If the kernel is compiled without CONFIG_SMP, but CONFIG_PREEMPT is set, then spinlocks simply disable preemption, which is sufficient to prevent any races. For most purposes, we can think of preemption as equivalent to SMP, and not worry about it separately.

But there is no kernel version or date on the source. Can anyone confirm if its still valid for latest Linux kernels?

Answer 1

a) Whether Linux is preemptive or not depends on whether or no you configure it that way
with CONFIG_PREEMPT. There is no default. If you run make config, you will have to choose.

b) Interrupts do nest on Linux; while interrupts are being processed, other interrupts can go off. That's true on ARM and numerous other architectures. It's all on the same stack. Of course, the user space stack isn't used for interrupts!

c) If you disable SMP and preemption, spinlocks in your code will reduce to no-op if they are the regular spinlocks, and IRQ spinlocks (spin_lock_irqsave/spin_lock_irqrestore) will turn into interrupt disable/enable. The latter are still essential, therefore; they prevent races between tasks running your code and interrupts running your code.

d) The "top half" traditionally refers to interrupt service routines. The top half code of a driver is run by interrupts. The bottom half is called by tasks (to read or write data or whatever). Details of interrupt handling are architecture specific.

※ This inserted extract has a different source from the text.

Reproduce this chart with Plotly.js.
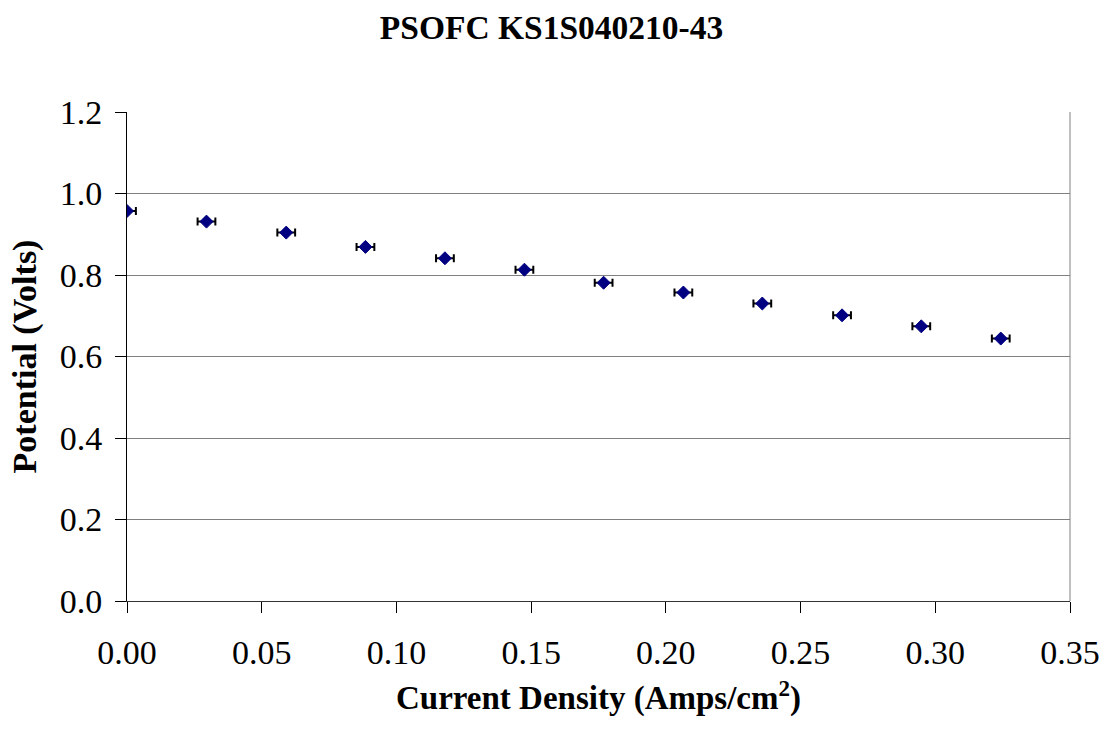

I most recently worked very closely with Linux interrupts on a particular MIPS architecture. On that particular board, there were 128 interrupt lines maskable via two 64 bit words. The kernel implemented a priority scheme on top of this, so before executing a handler for a given interrupt, the lower ones were masked via updates of those 2x64 bit registers. I implemented a modification so that the interrupt priorities could be set arbitrarily, rather than by hardware position, and dynamically by writing values into a /proc entry. Moreover, I put in a hack whereby a portion of the numeric IRQ priority overlapped with real-time priority of tasks. So RT tasks (i.e. user space threads) assigned to certain range of priority levels were able to implicitly suppress a certain range of interrupts while running. This was very useful in preventing badly-behaved interrupts from interfering with critical tasks (for instance, an interrupt service routine in the IDE driver code used for the compact flash, which executes busy loops due to a badly designed hardware interface, causing flash writes to become the de-facto highest priority activity in the system.) So anyway, IRQ masking behavior isn't written in stone, if you're in control of the kernel used by customers.

The quoted statements in the question are only true about regular spinlocks (spin_lock function/macro) not IRQ spinlocks (spin_lock_irqsave). In a preemptible kernel on a uniprocessor, spin_lock just has to disable preemption, which is enough to keep all other tasks out of the kernel until spin_unlock. But spin_lock_irqsave has to disable interrupts.